Film review: Gukoroku – Traces of Sin, a crime mystery and a takedown of Japan’s elite
Shot in muted colours, with many characters filmed in shadow or behind glass, Kei Ishikawa’s film uncovers the ruthless competition between different cliques and social hierarchies in the supposedly respectable middle classes
When a desperate journalist reopens an unsolved murder case in Gukoroku – Traces of Sin, he exposes a violent world of cutthroat elitism behind the smiling facade of Japanese society. First-time director Kei Ishikawa’s enthralling adaptation of Tokuro Nukui’s notoriously complex novel is by turns a grisly whodunit and scathing takedown of the respectable middle-classes.

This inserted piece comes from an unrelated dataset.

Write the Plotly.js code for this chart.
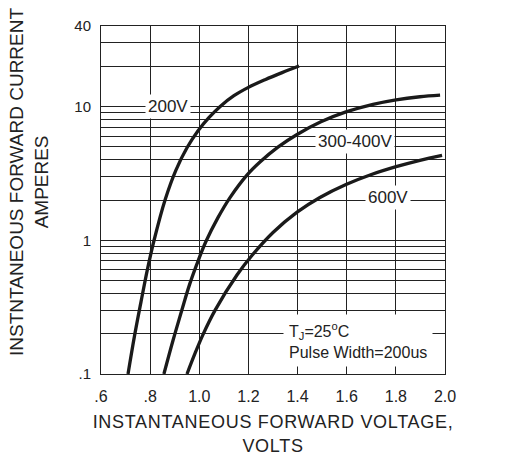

After his sister Mitsuko (Hikari Mitsushima) is arrested for possible child abuse, Tanaka (Satoshi Tsumabuki) immerses himself in a year-old cold case, in which a well-to-do family was butchered in their home. But the more he learns about the victims from former colleagues and classmates, the more their perfect life seems to have been a lie.
Retracing the lives of Takou (Keisuke Koide) and his wife Yukie (Wakana Matsumoto) back to university, Ishikawa paints a vile picture of ruthless competition between the different cliques and social hierarchies. While the girls fight over the rich boys, the same young men vie for jobs at the most prestigious firms. For those not already born into wealth and stature, the climb to the top can be cruel, traumatic, even bloody.
Employing the skills of Polish cinematographer Piotr Niemyjski, Gukoroku – Traces of Sin has a very different aesthetic to many Japanese films. Characters are filmed through glass or in shadow, hinting at their secrets and hidden identities, while the washed-out palette reaffirms that everyone’s life is miserable and potentially doomed.
While the final revelation doesn’t quite pack the emotional punch the build-up deserves, the performances are uniformly strong, and Ishikawa certainly distinguishes himself as a talent to watch.